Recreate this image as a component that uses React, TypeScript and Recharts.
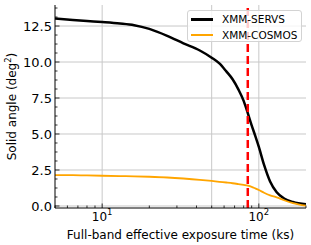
import React from "react";
import {
  LineChart,
  Line,
  XAxis,
  YAxis,
  CartesianGrid,
  ReferenceLine,
  Legend,
} from "recharts";

const FONT = "DejaVu Sans";

// exposure time (ks) and the solid angle (deg^2) reached at that depth
const exposure = [5, 6.5, 8, 10, 13, 16, 20, 26, 33, 42, 50, 56, 62, 68, 74, 80, 85, 90, 95, 100, 108, 118, 130, 145, 165, 200];
const servsArea = [13.02, 12.92, 12.85, 12.78, 12.68, 12.56, 12.3, 11.82, 11.3, 10.8, 10.3, 9.9, 9.35, 8.8, 8.1, 7.3, 6.45, 5.6, 4.85, 4.1, 2.85, 1.7, 0.95, 0.52, 0.28, 0.12];
const cosmosArea = [2.15, 2.14, 2.12, 2.1, 2.08, 2.06, 2.03, 1.98, 1.91, 1.82, 1.74, 1.68, 1.63, 1.58, 1.52, 1.46, 1.41, 1.33, 1.22, 1.11, 0.92, 0.74, 0.6, 0.4, 0.2, 0.02];

const seriesNames = ["XMM-SERVS", "XMM-COSMOS"];
const seriesColors = ["#000000", "#ffa500"];
const seriesWidths = [2.5, 1.8];

const cutoff = 85;

const xMajor = [10, 100];
const xExp = ["1", "2"];
const xTicks = [5, 6, 7, 8, 9, 10, 20, 30, 40, 50, 60, 70, 80, 90, 100, 200];
const gridX = [10, 50, 100];

const yMajor = [0, 2.5, 5, 7.5, 10, 12.5];
const yTicks = [
  0, 0.625, 1.25, 1.875, 2.5, 3.125, 3.75, 4.375, 5, 5.625, 6.25, 6.875, 7.5,
  8.125, 8.75, 9.375, 10, 10.625, 11.25, 11.875, 12.5, 13.125, 13.75,
];

const data = exposure.map((t, i) => ({
  t,
  servs: servsArea[i],
  cosmos: cosmosArea[i],
}));

const MAJOR_LEN = 4.5;
const MINOR_LEN = 2.5;

const BottomTick = (props: any) => {
  const { x, y, payload } = props;
  const idx = xMajor.indexOf(payload.value);
  const major = idx >= 0;
  return (
    <g>
      <line x1={x} y1={y} x2={x} y2={y - (major ? MAJOR_LEN : MINOR_LEN)} stroke="#000" strokeWidth={0.8} />
      {major && (
        <text x={x} y={y + 13} textAnchor="middle" fontSize={12} fontFamily={FONT} fill="#000">
          <tspan>10</tspan>
          <tspan dy={-6} fontSize={8.5}>{xExp[idx]}</tspan>
        </text>
      )}
    </g>
  );
};

const TopTick = (props: any) => {
  const { x, y, payload } = props;
  const major = xMajor.includes(payload.value);
  return <line x1={x} y1={y} x2={x} y2={y + (major ? MAJOR_LEN : MINOR_LEN)} stroke="#000" strokeWidth={0.8} />;
};

const LeftTick = (props: any) => {
  const { x, y, payload } = props;
  const major = yMajor.includes(payload.value);
  return (
    <g>
      <line x1={x} y1={y} x2={x + (major ? MAJOR_LEN : MINOR_LEN)} y2={y} stroke="#000" strokeWidth={0.8} />
      {major && (
        <text x={x - 3} y={y} dy="0.36em" textAnchor="end" fontSize={13} fontFamily={FONT} fill="#000">
          {payload.value.toFixed(1)}
        </text>
      )}
    </g>
  );
};

const RightTick = (props: any) => {
  const { x, y, payload } = props;
  const major = yMajor.includes(payload.value);
  return <line x1={x} y1={y} x2={x - (major ? MAJOR_LEN : MINOR_LEN)} y2={y} stroke="#000" strokeWidth={0.8} />;
};

const YLabel = (props: any) => {
  const vb = props.viewBox ?? { x: 0, y: 5, width: 55, height: 203 };
  const cx = vb.x + 16;
  const cy = vb.y + vb.height / 2;
  return (
    <text
      x={cx}
      y={cy}
      transform={`rotate(-90, ${cx}, ${cy})`}
      textAnchor="middle"
      fontSize={12}
      fontFamily={FONT}
      fill="#000"
    >
      Solid angle (deg
      <tspan dy={-5} fontSize={8.5}>2</tspan>
      <tspan dy={5}>)</tspan>
    </text>
  );
};

const legendSwatch = [3, 2];

const LegendBox = () => (
  <div
    style={{
      width: 115,
      height: 32,
      boxSizing: "border-box",
      border: "1px solid #d3d3d3",
      borderRadius: 3,
      background: "rgba(255,255,255,0.8)",
      fontFamily: FONT,
      fontSize: 10.5,
      color: "#000",
      padding: "0 0 0 3px",
    }}
  >
    {seriesNames.map((name, i) => (
      <div key={name} style={{ display: "flex", alignItems: "center", height: 16 }}>
        <div style={{ width: 22, height: legendSwatch[i], background: seriesColors[i] }} />
        <span style={{ marginLeft: 9, lineHeight: "16px", whiteSpace: "nowrap" }}>{name}</span>
      </div>
    ))}
  </div>
);

export default function App() {
  return (
    <div style={{ position: "absolute", left: 0, top: 0, background: "#fff" }}>
      <LineChart
        width={311}
        height={245}
        data={data}
        margin={{ top: 5, right: 5, bottom: 0, left: 0 }}
        style={{ fontFamily: FONT }}
      >
        <CartesianGrid
          stroke="#c8c8c8"
          strokeWidth={1}
          horizontalValues={yMajor}
          verticalValues={gridX}
        />
        <XAxis
          dataKey="t"
          type="number"
          scale="log"
          domain={[5, 200]}
          allowDataOverflow
          ticks={xTicks}
          interval={0}
          tick={(p: any) => <BottomTick {...p} />}
          tickLine={false}
          tickSize={0}
          tickMargin={0}
          height={37}
          axisLine={{ stroke: "#000" }}
          label={{
            value: "Full-band effective exposure time (ks)",
            position: "insideBottom",
            offset: 6,
            fontSize: 12,
            fontFamily: FONT,
            fill: "#000",
          }}
        />
        <XAxis
          xAxisId="top"
          orientation="top"
          dataKey="t"
          type="number"
          scale="log"
          domain={[5, 200]}
          allowDataOverflow
          ticks={xTicks}
          interval={0}
          tick={(p: any) => <TopTick {...p} />}
          tickLine={false}
          tickSize={0}
          tickMargin={0}
          height={0}
          axisLine={{ stroke: "#000" }}
        />
        <YAxis
          type="number"
          domain={[-0.14, 13.96]}
          allowDataOverflow
          ticks={yTicks}
          interval={0}
          tick={(p: any) => <LeftTick {...p} />}
          tickLine={false}
          tickSize={0}
          tickMargin={0}
          width={55}
          axisLine={{ stroke: "#000" }}
          label={(p: any) => <YLabel {...p} />}
        />
        <YAxis
          yAxisId="right"
          orientation="right"
          type="number"
          domain={[-0.14, 13.96]}
          allowDataOverflow
          ticks={yTicks}
          interval={0}
          tick={(p: any) => <RightTick {...p} />}
          tickLine={false}
          tickSize={0}
          tickMargin={0}
          width={0}
          axisLine={{ stroke: "#000" }}
        />
        <Line
          type="monotone"
          dataKey="servs"
          name={seriesNames[0]}
          stroke={seriesColors[0]}
          strokeWidth={seriesWidths[0]}
          dot={false}
          isAnimationActive={false}
        />
        <Line
          type="monotone"
          dataKey="cosmos"
          name={seriesNames[1]}
          stroke={seriesColors[1]}
          strokeWidth={seriesWidths[1]}
          dot={false}
          isAnimationActive={false}
        />
        <ReferenceLine x={cutoff} stroke="#ff0000" strokeWidth={2.5} strokeDasharray="8 4" />
        <Legend
          layout="horizontal"
          verticalAlign="middle"
          align="center"
          wrapperStyle={{ top: 10, left: 187, width: 115 }}
          content={() => <LegendBox />}
        />
      </LineChart>
    </div>
  );
}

• _Written problem_
Extract the full listing above verbatim; pictures are to be left out of the copy.

• _Solution below_
Recreate this image as a component that uses React, TypeScript and Recharts.
import React from "react";
import {
  LineChart,
  Line,
  XAxis,
  YAxis,
  CartesianGrid,
  ReferenceLine,
  Legend,
} from "recharts";

const FONT = "DejaVu Sans";

// exposure time (ks) and the solid angle (deg^2) reached at that depth
const exposure = [5, 6.5, 8, 10, 13, 16, 20, 26, 33, 42, 50, 56, 62, 68, 74, 80, 85, 90, 95, 100, 108, 118, 130, 145, 165, 200];
const servsArea = [13.02, 12.92, 12.85, 12.78, 12.68, 12.56, 12.3, 11.82, 11.3, 10.8, 10.3, 9.9, 9.35, 8.8, 8.1, 7.3, 6.45, 5.6, 4.85, 4.1, 2.85, 1.7, 0.95, 0.52, 0.28, 0.12];
const cosmosArea = [2.15, 2.14, 2.12, 2.1, 2.08, 2.06, 2.03, 1.98, 1.91, 1.82, 1.74, 1.68, 1.63, 1.58, 1.52, 1.46, 1.41, 1.33, 1.22, 1.11, 0.92, 0.74, 0.6, 0.4, 0.2, 0.02];

const seriesNames = ["XMM-SERVS", "XMM-COSMOS"];
const seriesColors = ["#000000", "#ffa500"];
const seriesWidths = [2.5, 1.8];

const cutoff = 85;

const xMajor = [10, 100];
const xExp = ["1", "2"];
const xTicks = [5, 6, 7, 8, 9, 10, 20, 30, 40, 50, 60, 70, 80, 90, 100, 200];
const gridX = [10, 50, 100];

const yMajor = [0, 2.5, 5, 7.5, 10, 12.5];
const yTicks = [
  0, 0.625, 1.25, 1.875, 2.5, 3.125, 3.75, 4.375, 5, 5.625, 6.25, 6.875, 7.5,
  8.125, 8.75, 9.375, 10, 10.625, 11.25, 11.875, 12.5, 13.125, 13.75,
];

const data = exposure.map((t, i) => ({
  t,
  servs: servsArea[i],
  cosmos: cosmosArea[i],
}));

const MAJOR_LEN = 4.5;
const MINOR_LEN = 2.5;

const BottomTick = (props: any) => {
  const { x, y, payload } = props;
  const idx = xMajor.indexOf(payload.value);
  const major = idx >= 0;
  return (
    <g>
      <line x1={x} y1={y} x2={x} y2={y - (major ? MAJOR_LEN : MINOR_LEN)} stroke="#000" strokeWidth={0.8} />
      {major && (
        <text x={x} y={y + 13} textAnchor="middle" fontSize={12} fontFamily={FONT} fill="#000">
          <tspan>10</tspan>
          <tspan dy={-6} fontSize={8.5}>{xExp[idx]}</tspan>
        </text>
      )}
    </g>
  );
};

const TopTick = (props: any) => {
  const { x, y, payload } = props;
  const major = xMajor.includes(payload.value);
  return <line x1={x} y1={y} x2={x} y2={y + (major ? MAJOR_LEN : MINOR_LEN)} stroke="#000" strokeWidth={0.8} />;
};

const LeftTick = (props: any) => {
  const { x, y, payload } = props;
  const major = yMajor.includes(payload.value);
  return (
    <g>
      <line x1={x} y1={y} x2={x + (major ? MAJOR_LEN : MINOR_LEN)} y2={y} stroke="#000" strokeWidth={0.8} />
      {major && (
        <text x={x - 3} y={y} dy="0.36em" textAnchor="end" fontSize={13} fontFamily={FONT} fill="#000">
          {payload.value.toFixed(1)}
        </text>
      )}
    </g>
  );
};

const RightTick = (props: any) => {
  const { x, y, payload } = props;
  const major = yMajor.includes(payload.value);
  return <line x1={x} y1={y} x2={x - (major ? MAJOR_LEN : MINOR_LEN)} y2={y} stroke="#000" strokeWidth={0.8} />;
};

const YLabel = (props: any) => {
  const vb = props.viewBox ?? { x: 0, y: 5, width: 55, height: 203 };
  const cx = vb.x + 16;
  const cy = vb.y + vb.height / 2;
  return (
    <text
      x={cx}
      y={cy}
      transform={`rotate(-90, ${cx}, ${cy})`}
      textAnchor="middle"
      fontSize={12}
      fontFamily={FONT}
      fill="#000"
    >
      Solid angle (deg
      <tspan dy={-5} fontSize={8.5}>2</tspan>
      <tspan dy={5}>)</tspan>
    </text>
  );
};

const legendSwatch = [3, 2];

const LegendBox = () => (
  <div
    style={{
      width: 115,
      height: 32,
      boxSizing: "border-box",
      border: "1px solid #d3d3d3",
      borderRadius: 3,
      background: "rgba(255,255,255,0.8)",
      fontFamily: FONT,
      fontSize: 10.5,
      color: "#000",
      padding: "0 0 0 3px",
    }}
  >
    {seriesNames.map((name, i) => (
      <div key={name} style={{ display: "flex", alignItems: "center", height: 16 }}>
        <div style={{ width: 22, height: legendSwatch[i], background: seriesColors[i] }} />
        <span style={{ marginLeft: 9, lineHeight: "16px", whiteSpace: "nowrap" }}>{name}</span>
      </div>
    ))}
  </div>
);

export default function App() {
  return (
    <div style={{ position: "absolute", left: 0, top: 0, background: "#fff" }}>
      <LineChart
        width={311}
        height={245}
        data={data}
        margin={{ top: 5, right: 5, bottom: 0, left: 0 }}
        style={{ fontFamily: FONT }}
      >
        <CartesianGrid
          stroke="#c8c8c8"
          strokeWidth={1}
          horizontalValues={yMajor}
          verticalValues={gridX}
        />
        <XAxis
          dataKey="t"
          type="number"
          scale="log"
          domain={[5, 200]}
          allowDataOverflow
          ticks={xTicks}
          interval={0}
          tick={(p: any) => <BottomTick {...p} />}
          tickLine={false}
          tickSize={0}
          tickMargin={0}
          height={37}
          axisLine={{ stroke: "#000" }}
          label={{
            value: "Full-band effective exposure time (ks)",
            position: "insideBottom",
            offset: 6,
            fontSize: 12,
            fontFamily: FONT,
            fill: "#000",
          }}
        />
        <XAxis
          xAxisId="top"
          orientation="top"
          dataKey="t"
          type="number"
          scale="log"
          domain={[5, 200]}
          allowDataOverflow
          ticks={xTicks}
          interval={0}
          tick={(p: any) => <TopTick {...p} />}
          tickLine={false}
          tickSize={0}
          tickMargin={0}
          height={0}
          axisLine={{ stroke: "#000" }}
        />
        <YAxis
          type="number"
          domain={[-0.14, 13.96]}
          allowDataOverflow
          ticks={yTicks}
          interval={0}
          tick={(p: any) => <LeftTick {...p} />}
          tickLine={false}
          tickSize={0}
          tickMargin={0}
          width={55}
          axisLine={{ stroke: "#000" }}
          label={(p: any) => <YLabel {...p} />}
        />
        <YAxis
          yAxisId="right"
          orientation="right"
          type="number"
          domain={[-0.14, 13.96]}
          allowDataOverflow
          ticks={yTicks}
          interval={0}
          tick={(p: any) => <RightTick {...p} />}
          tickLine={false}
          tickSize={0}
          tickMargin={0}
          width={0}
          axisLine={{ stroke: "#000" }}
        />
        <Line
          type="monotone"
          dataKey="servs"
          name={seriesNames[0]}
          stroke={seriesColors[0]}
          strokeWidth={seriesWidths[0]}
          dot={false}
          isAnimationActive={false}
        />
        <Line
          type="monotone"
          dataKey="cosmos"
          name={seriesNames[1]}
          stroke={seriesColors[1]}
          strokeWidth={seriesWidths[1]}
          dot={false}
          isAnimationActive={false}
        />
        <ReferenceLine x={cutoff} stroke="#ff0000" strokeWidth={2.5} strokeDasharray="8 4" />
        <Legend
          layout="horizontal"
          verticalAlign="middle"
          align="center"
          wrapperStyle={{ top: 10, left: 187, width: 115 }}
          content={() => <LegendBox />}
        />
      </LineChart>
    </div>
  );
}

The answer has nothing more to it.